Waiting on God’s next move is a difficult process, and it is in the times between those moments of security in God’s providential love that the tempation to fashion a golden calf strikes. We experience a need to know exactly what God will do; we look for some leverage, some way to influence God, so that God will intervene on our behalf—even if that intervention is as simple as one of those small, ordinary graces that reassure us of God’s presence with us.
 
The trouble is, God is not offered as an object to be known by us, nor is God a big vending machine. We can neither know God completely, so as to know God’s mind or predict God’s next move, nor can we calculate the necessary sum and offer to God the ‘price’ for the miracle we require, big or small. The golden calf, being an object presented for view, offered the Israelites a concrete measure of ‘presence’: Where’s God?

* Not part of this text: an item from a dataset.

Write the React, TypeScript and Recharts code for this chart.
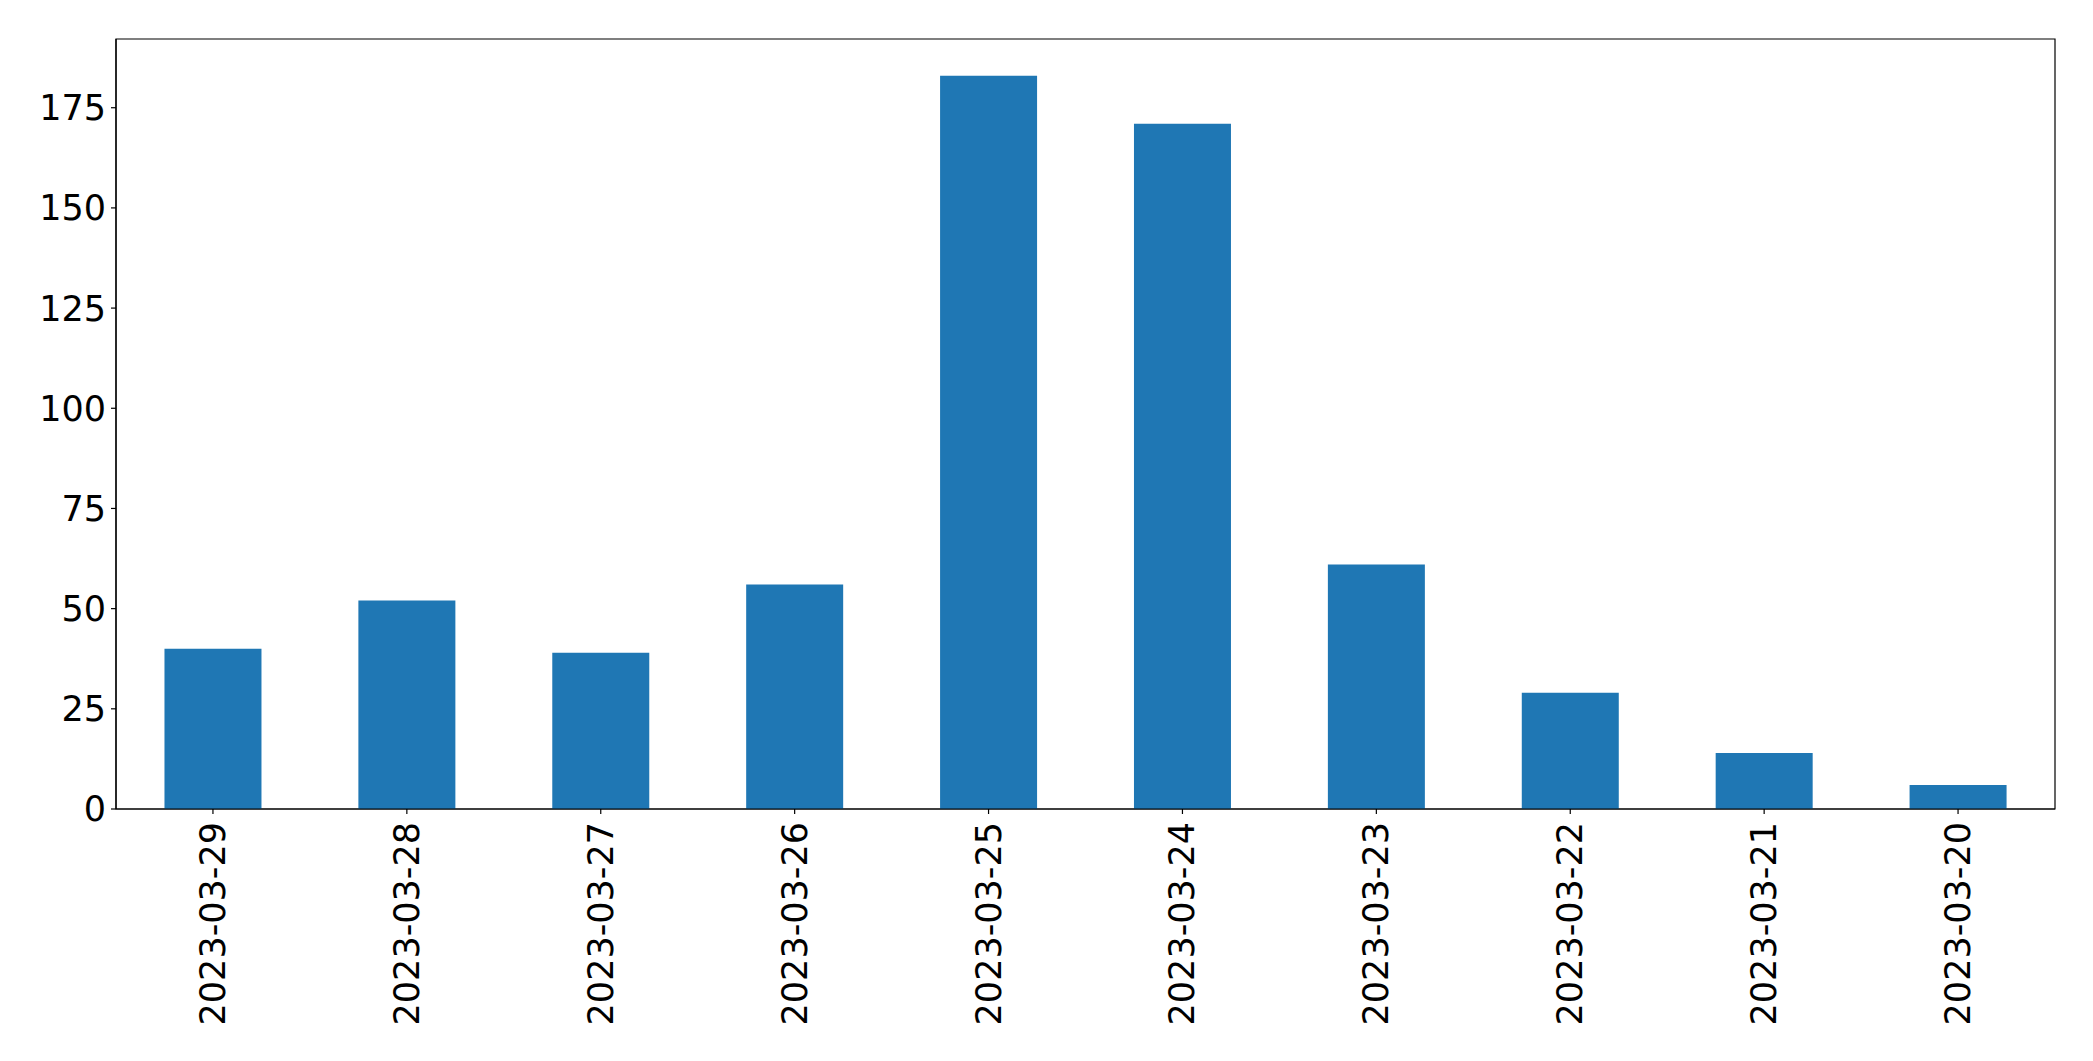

Right here. Here is a God we can see, who can ‘hear’ us and ‘receive’ our worship. Idols of this kind are a known quantity: they require sacrifice and worship before they will respond to our petitions.
 
Idols give us something to do.
 
Waiting on God is hard. God seems absent, uncaring, or just too busy to bother with us. And yet we need God. As the Psalmist writes, “As the hart longs for flowing streams, so longs my soul for thee, O God. / My soul thirsts for God, the living God” (Psalm 42.1). These are the words of a soul in exile, and we often experience the same sense of distance form God on our journey to the new Jerusalem. We want milestones, a map—a GPS, even. How much longer? We want to know, want to navigate, to know how long the wait will be. It’s the Psalmist’s next sentence: “When shall I come and behold the face of God?”
 
Lent is about the waiting. We know that Jesus has redeemed us, has made the way back to “the face of God” possible for us. And we struggle to believe it. To participate fully in the church’s observance of this penitential season, we concentrate on the waiting, we focus on the suffering that accompanies anticipation, and we hope, gain strength, for all the moments of exile along the way.